Die Zahl der Angriffsversuche auf Handys ist ebenfalls gestiegen", berichtet Jean-Marie Bourbon. „Hier sind es oft Links, die als private Nachricht über LinkedIn oder Twitter verschickt werden und über die der Angreifer an vertrauliche Informationen auf dem Handy gelangt. Handys enthalten heute sehr viele und wertvolle Daten und sind zunehmend ein bevorzugtes Ziel der Angreifer."

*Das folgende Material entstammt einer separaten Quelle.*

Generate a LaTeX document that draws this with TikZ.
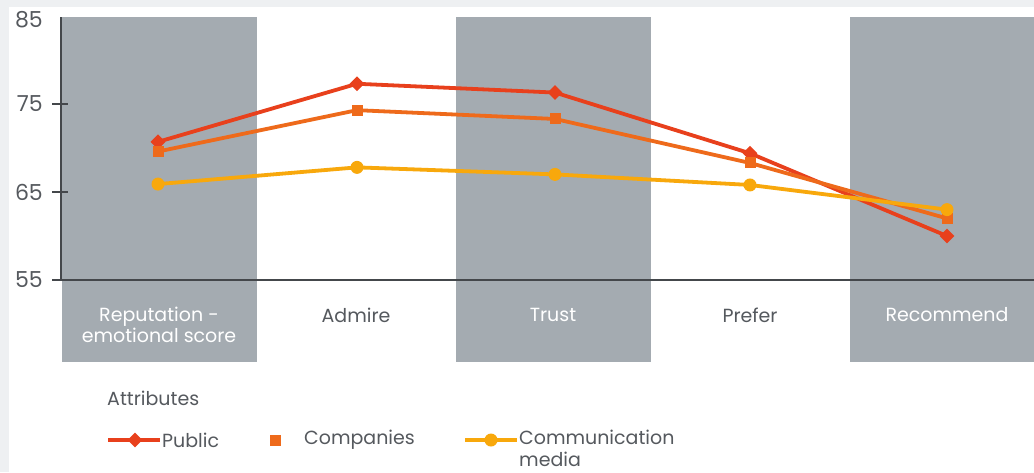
\documentclass[tikz,border=0pt]{standalone}
\usepackage{fontspec}
\setmainfont{Poppins}
\usetikzlibrary{shapes.geometric}
\definecolor{pagegrey}{HTML}{EEF0F2}
\definecolor{bandgrey}{HTML}{A4ABB1}
\definecolor{textgrey}{HTML}{55595E}
\definecolor{publicred}{HTML}{E8401C}
\definecolor{comporange}{HTML}{EE6A1B}
\definecolor{mediaamber}{HTML}{F8A80C}

\begin{document}
\begin{tikzpicture}[x=1pt,y=-1pt,
    lbl/.style={inner sep=0pt,font=\fontsize{19}{22}\selectfont,text=textgrey},
    ylbl/.style={lbl,anchor=east,font=\fontsize{22}{24}\selectfont},
    axis/.style={draw=textgrey!80!black,line width=1.6pt},
    series/.style={line width=3.8pt,line join=round,line cap=round},
    pubmark/.style={diamond,fill=publicred,inner sep=0pt,minimum size=15pt},
    compmark/.style={rectangle,fill=comporange,inner sep=0pt,minimum size=11pt},
    medmark/.style={circle,fill=mediaamber,inner sep=0pt,minimum size=13pt}]

    % page and panel
    \fill[pagegrey] (0,0) rectangle (1034,472);
    \fill[white] (9,7) rectangle (1034,472);
    \useasboundingbox (0,0) rectangle (1034,472);

    % shaded columns
    \fill[bandgrey] (62,17) rectangle (257,362);
    \fill[bandgrey] (456,17) rectangle (651,362);
    \fill[bandgrey] (850,17) rectangle (1034,362);

    % axis
    \draw[axis] (61,17) -- (61,280);
    \draw[axis] (52,280) -- (1034,280);
    \draw[axis] (52,104) -- (68,104);
    \draw[axis] (52,192) -- (68,192);

    \node[ylbl] (y85) at (43,20) {85};
    \node[ylbl] (y75) at (43,104) {75};
    \node[ylbl] (y65) at (43,192) {65};
    \node[ylbl] (y55) at (43,280) {55};

    % column labels
    \node[lbl,text=white,align=center,font=\fontsize{19}{21}\selectfont] (rep) at (159,325) {Reputation -\\emotional score};
    \node[lbl] (adm) at (356,315) {Admire};
    \node[lbl,text=white] (tru) at (553,315) {Trust};
    \node[lbl] (pre) at (750,315) {Prefer};
    \node[lbl,text=white] (rec) at (947,315) {Recommend};

    % data points
    \begin{scope}[shift={(0,764)},y=8.8pt]
        \coordinate (p1) at (158,70.7);
        \coordinate (p2) at (357,77.3);
        \coordinate (p3) at (555,76.3);
        \coordinate (p4) at (750,69.4);
        \coordinate (p5) at (947,60.0);
        \coordinate (c1) at (158,69.6);
        \coordinate (c2) at (357,74.3);
        \coordinate (c3) at (555,73.3);
        \coordinate (c4) at (750,68.3);
        \coordinate (c5) at (947,62.0);
        \coordinate (m1) at (158,65.9);
        \coordinate (m2) at (357,67.8);
        \coordinate (m3) at (555,67.0);
        \coordinate (m4) at (750,65.8);
        \coordinate (m5) at (947,63.0);
    \end{scope}

    \draw[series,publicred] (p1) -- (p2) -- (p3) -- (p4) -- (p5);
    \foreach \i in {1,...,5}
        \node[pubmark] (pm\i) at (p\i) {};
    \draw[series,comporange] (c1) -- (c2) -- (c3) -- (c4) -- (c5);
    \foreach \i in {1,...,5}
        \node[compmark] (cm\i) at (c\i) {};
    \draw[series,mediaamber] (m1) -- (m2) -- (m3) -- (m4) -- (m5);
    \foreach \i in {1,...,5}
        \node[medmark] (mm\i) at (m\i) {};

    % legend
    \node[lbl,anchor=west] (attr) at (107,398) {Attributes};
    \coordinate (lp1) at (108,440);
    \coordinate (lp2) at (160,440);
    \draw[series,publicred,line cap=butt] (lp1) -- (lp2);
    \node[pubmark] (lpm) at (135,440) {};
    \node[lbl,anchor=west] (lpub) at (162,440) {Public};
    \node[compmark] (lcm) at (275,440) {};
    \node[lbl,anchor=west] (lcomp) at (304,440) {Companies};
    \coordinate (lm1) at (465,440);
    \coordinate (lm2) at (517,440);
    \draw[series,mediaamber,line cap=butt] (lm1) -- (lm2);
    \node[medmark] (lmm) at (491,440) {};
    \node[lbl,anchor=north west,align=left,font=\fontsize{19}{22}\selectfont] (lmed) at (519,430) {Communication\\media};
\end{tikzpicture}
\end{document}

Auch Telekommunikationsnetze geraten ins Visier

Telekommunikationsnetze sind ebenfalls potenzielle Angriffsziele. POST ergreift deshalb als etablierter Betreiber, dessen Aktivitäten als kritisch eingestuft werden, geeignete Maßnahmen. „Dazu werden moderne Instrumente zur Erkennung eingesetzt, mit denen nicht konforme Nutzungen der von uns bereitgestellten SIM-Karten erkannt werden können, um beispielsweise einen Phishing-Angriff auf andere Nutzer zu starten“, erklärt Alain Hirtzig. „Die Betrugstechniken entwickeln sich in diesem Bereich immer weiter. Wir müssen daher wachsam bleiben, um jeden Versuch abzuwehren, unsere Infrastruktur oder unsere Dienste für bösartige Zwecke zu missbrauchen.“ Die Teams von POST Cyberforce haben sich intensiv mit der Einführung von 5G befasst, das neue Herausforderungen in puncto Sicherheit mit sich bringt. „Uns ging es darum, eine sichere Umgebung für die Nutzer des Netzes der nächsten Generation zu schaffen", so Alain Hirtzig weiter. Dazu muss es möglich sein, bereits bei der Entwicklung des Netzes Erkennungs- und Sicherheitsfunktionen zu verankern. Die technologischen Entwicklungen drängen uns, mehr zu tun. Hierzu führen wir beispielsweise vom Wirtschaftsministerium finanzierte Forschungsprojekte zu den Herausforderungen in Bezug auf 5G und Sicherheit durch, in erster Linie über das Projekt LIST.“

Unablässige Bemühungen

Ein weiteres Projekt wird in Zusammenarbeit mit der ESA durchgeführt. Es soll Vertrauen in den Austausch von Informationen schaffen, indem es die Authentizität der geteilten Inhalte und der Gesprächspartner bestätigt (siehe unseren Artikel über Proofile auf Seite 26). „Unser Team bemüht sich ständig, fortschrittliche Sicherheitslösungen und Dienstleistungen anzubieten, um unsere Kunden bei Angriffen zu unterstützen oder sie darauf vorzubereiten", erklärt Olivier Antoine. „Dazu werden hochmoderne Technologien zur Erkennung von Anomalien eingesetzt, insbesondere auf Ebene des ‚Defensive Security‘-Teams, oder auch umfangreiche Angriffssimulationen durchgeführt, die auf mehrere Schwachstellen eingehen können, um die Widerstandsfähigkeit im Einzelfall zu bewerten. Diese Ansätze sind das Resultat einer sogenannten ‚Fukushima-Logik‘. Zum anderen zielen die Forschungsprojekte auf langfristige Wertschöpfung ab, sollen uns weiterbringen und unseren Lösungskatalog erweitern." Da POST ein kritischer Akteur in Luxemburg ist, beteiligt sich das POST Cyberforce-Team an Kooperationsmaßnahmen auf nationaler und europäischer Ebene, um die Reaktion auf koordinierte Angriffe auf unsere Gesellschaft zu verstärken und die internationalen Vorschriften im Bereich Cybersicherheit zu verbessern.